Data extract |
----

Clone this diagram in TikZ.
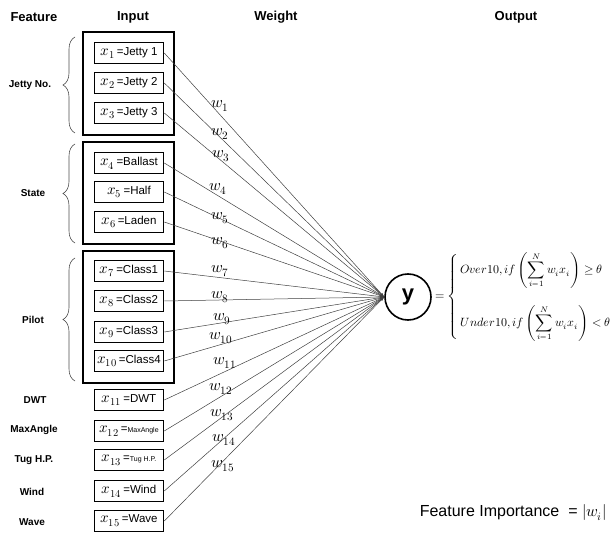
\documentclass[tikz,border=0pt]{standalone}
\usepackage{amsmath}
\usepackage{fontspec}
\usepackage{unicode-math}
\setmainfont{Liberation Sans}
\setmathfont{Latin Modern Math}
\usetikzlibrary{arrows.meta,decorations.pathreplacing}
\newcommand{\bx}[1]{{\fontsize{15}{15}\selectfont$x_{#1}$}}
\begin{document}
\begin{tikzpicture}[x=1pt,y=-1pt,
 hdr/.style={font=\bfseries\fontsize{13}{15}\selectfont},
 feat/.style={font=\bfseries\fontsize{10}{12}\selectfont},
 inbox/.style={draw,line width=1.6pt,minimum width=69pt,minimum height=21pt,inner sep=0pt,font=\fontsize{11.5}{13}\selectfont},
 grp/.style={draw,line width=1.6pt,inner sep=0pt},
 wire/.style={draw=black!75,line width=0.5pt,-{Latex[length=4pt,width=2.5pt]}},
 wlab/.style={font=\fontsize{16}{17}\selectfont,inner sep=0pt,anchor=west},
 brc/.style={decorate,decoration={brace,amplitude=12pt},draw=black!70,line width=0.6pt}
]
\useasboundingbox (0,0) rectangle (613,537);
% headers
\node[hdr] (hf) at (34,17) {Feature};
\node[hdr] (hi) at (133,17) {Input};
\node[hdr] (hw) at (276,17) {Weight};
\node[hdr] (ho) at (516,17) {Output};
% group boxes
\node[grp,minimum width=91pt,minimum height=103pt] (g1) at (128.5,83.5) {};
\node[grp,minimum width=91pt,minimum height=102pt] (g2) at (128.5,193) {};
\node[grp,minimum width=91pt,minimum height=132pt] (g3) at (128.5,317) {};
% braces
\draw[brc] (75,133) coordinate (b1s) -- (75,37) coordinate (b1e);
\draw[brc] (75,243) coordinate (b2s) -- (75,144) coordinate (b2e);
\draw[brc] (75,381) coordinate (b3s) -- (75,258) coordinate (b3e);
% feature labels
\node[feat] (f1) at (30,85) {Jetty No.};
\node[feat] (f2) at (33,193) {State};
\node[feat] (f3) at (33,320) {Pilot};
\node[feat] (f4) at (35,400) {DWT};
\node[feat] (f5) at (34,430) {MaxAngle};
\node[feat] (f6) at (34,460) {Tug H.P.};
\node[feat] (f7) at (32,492) {Wind};
\node[feat] (f8) at (32,522) {Wave};
% input boxes
\foreach \i/\yy/\t in {1/53/Jetty 1,2/83/Jetty 2,3/113/Jetty 3,4/163/Ballast,5/192/Half,6/222/Laden,7/271/Class1,8/301/Class2,9/332/Class3,10/361/Class4,11/400/DWT,14/491/Wind,15/521/Wave}
  \node[inbox] (x\i) at (129,\yy) {\bx{\i}\,=\t};
\node[inbox] (x12) at (129,431) {\bx{12}\,=\fontsize{7}{8}\selectfont MaxAngle};
\node[inbox] (x13) at (129,460) {\bx{13}\,=\fontsize{7}{8}\selectfont Tug H.P.};
% output node
\node[circle,draw,line width=1.6pt,minimum size=46pt,inner sep=0pt,font=\bfseries\fontsize{22}{24}\selectfont] (y) at (408,297) {y};
% wires
\foreach \i in {1,...,15} \draw[wire] (x\i.east) -- (y.west);
% weight labels
\foreach \i/\yy/\xx in {1/106/211,2/134/211,3/156/212,4/189/209,5/218/211,6/243/211,7/271/211,8/297/211,9/319/213,10/338/209,11/363/213,12/389/209,13/415/210,14/440/212,15/466/211}
  \node[wlab] (w\i) at (\xx,\yy) {$w_{\i}$};
% formula
\node[anchor=west,inner sep=0pt,font=\fontsize{12}{14}\selectfont] (eq) at (435,297)
 {$=\left\{\begin{array}{@{\,}l@{}}
 Over10, if\left(\displaystyle\sum_{i=1}^{N} w_i x_i\right)\geq\theta\\[28pt]
 Under10, if\left(\displaystyle\sum_{i=1}^{N} w_i x_i\right)<\theta
 \end{array}\right.$};
\node[anchor=east,inner sep=0pt,font=\fontsize{16}{18}\selectfont] (fi) at (607,513) {Feature Importance\ \ =\ $|w_i|$};
\end{tikzpicture}
\end{document}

----

Your task | Make an exact copy of the data, leaving its pictures out.

Output below |
Clone this diagram in TikZ.
\documentclass[tikz,border=0pt]{standalone}
\usepackage{amsmath}
\usepackage{fontspec}
\usepackage{unicode-math}
\setmainfont{Liberation Sans}
\setmathfont{Latin Modern Math}
\usetikzlibrary{arrows.meta,decorations.pathreplacing}
\newcommand{\bx}[1]{{\fontsize{15}{15}\selectfont$x_{#1}$}}
\begin{document}
\begin{tikzpicture}[x=1pt,y=-1pt,
 hdr/.style={font=\bfseries\fontsize{13}{15}\selectfont},
 feat/.style={font=\bfseries\fontsize{10}{12}\selectfont},
 inbox/.style={draw,line width=1.6pt,minimum width=69pt,minimum height=21pt,inner sep=0pt,font=\fontsize{11.5}{13}\selectfont},
 grp/.style={draw,line width=1.6pt,inner sep=0pt},
 wire/.style={draw=black!75,line width=0.5pt,-{Latex[length=4pt,width=2.5pt]}},
 wlab/.style={font=\fontsize{16}{17}\selectfont,inner sep=0pt,anchor=west},
 brc/.style={decorate,decoration={brace,amplitude=12pt},draw=black!70,line width=0.6pt}
]
\useasboundingbox (0,0) rectangle (613,537);
% headers
\node[hdr] (hf) at (34,17) {Feature};
\node[hdr] (hi) at (133,17) {Input};
\node[hdr] (hw) at (276,17) {Weight};
\node[hdr] (ho) at (516,17) {Output};
% group boxes
\node[grp,minimum width=91pt,minimum height=103pt] (g1) at (128.5,83.5) {};
\node[grp,minimum width=91pt,minimum height=102pt] (g2) at (128.5,193) {};
\node[grp,minimum width=91pt,minimum height=132pt] (g3) at (128.5,317) {};
% braces
\draw[brc] (75,133) coordinate (b1s) -- (75,37) coordinate (b1e);
\draw[brc] (75,243) coordinate (b2s) -- (75,144) coordinate (b2e);
\draw[brc] (75,381) coordinate (b3s) -- (75,258) coordinate (b3e);
% feature labels
\node[feat] (f1) at (30,85) {Jetty No.};
\node[feat] (f2) at (33,193) {State};
\node[feat] (f3) at (33,320) {Pilot};
\node[feat] (f4) at (35,400) {DWT};
\node[feat] (f5) at (34,430) {MaxAngle};
\node[feat] (f6) at (34,460) {Tug H.P.};
\node[feat] (f7) at (32,492) {Wind};
\node[feat] (f8) at (32,522) {Wave};
% input boxes
\foreach \i/\yy/\t in {1/53/Jetty 1,2/83/Jetty 2,3/113/Jetty 3,4/163/Ballast,5/192/Half,6/222/Laden,7/271/Class1,8/301/Class2,9/332/Class3,10/361/Class4,11/400/DWT,14/491/Wind,15/521/Wave}
  \node[inbox] (x\i) at (129,\yy) {\bx{\i}\,=\t};
\node[inbox] (x12) at (129,431) {\bx{12}\,=\fontsize{7}{8}\selectfont MaxAngle};
\node[inbox] (x13) at (129,460) {\bx{13}\,=\fontsize{7}{8}\selectfont Tug H.P.};
% output node
\node[circle,draw,line width=1.6pt,minimum size=46pt,inner sep=0pt,font=\bfseries\fontsize{22}{24}\selectfont] (y) at (408,297) {y};
% wires
\foreach \i in {1,...,15} \draw[wire] (x\i.east) -- (y.west);
% weight labels
\foreach \i/\yy/\xx in {1/106/211,2/134/211,3/156/212,4/189/209,5/218/211,6/243/211,7/271/211,8/297/211,9/319/213,10/338/209,11/363/213,12/389/209,13/415/210,14/440/212,15/466/211}
  \node[wlab] (w\i) at (\xx,\yy) {$w_{\i}$};
% formula
\node[anchor=west,inner sep=0pt,font=\fontsize{12}{14}\selectfont] (eq) at (435,297)
 {$=\left\{\begin{array}{@{\,}l@{}}
 Over10, if\left(\displaystyle\sum_{i=1}^{N} w_i x_i\right)\geq\theta\\[28pt]
 Under10, if\left(\displaystyle\sum_{i=1}^{N} w_i x_i\right)<\theta
 \end{array}\right.$};
\node[anchor=east,inner sep=0pt,font=\fontsize{16}{18}\selectfont] (fi) at (607,513) {Feature Importance\ \ =\ $|w_i|$};
\end{tikzpicture}
\end{document}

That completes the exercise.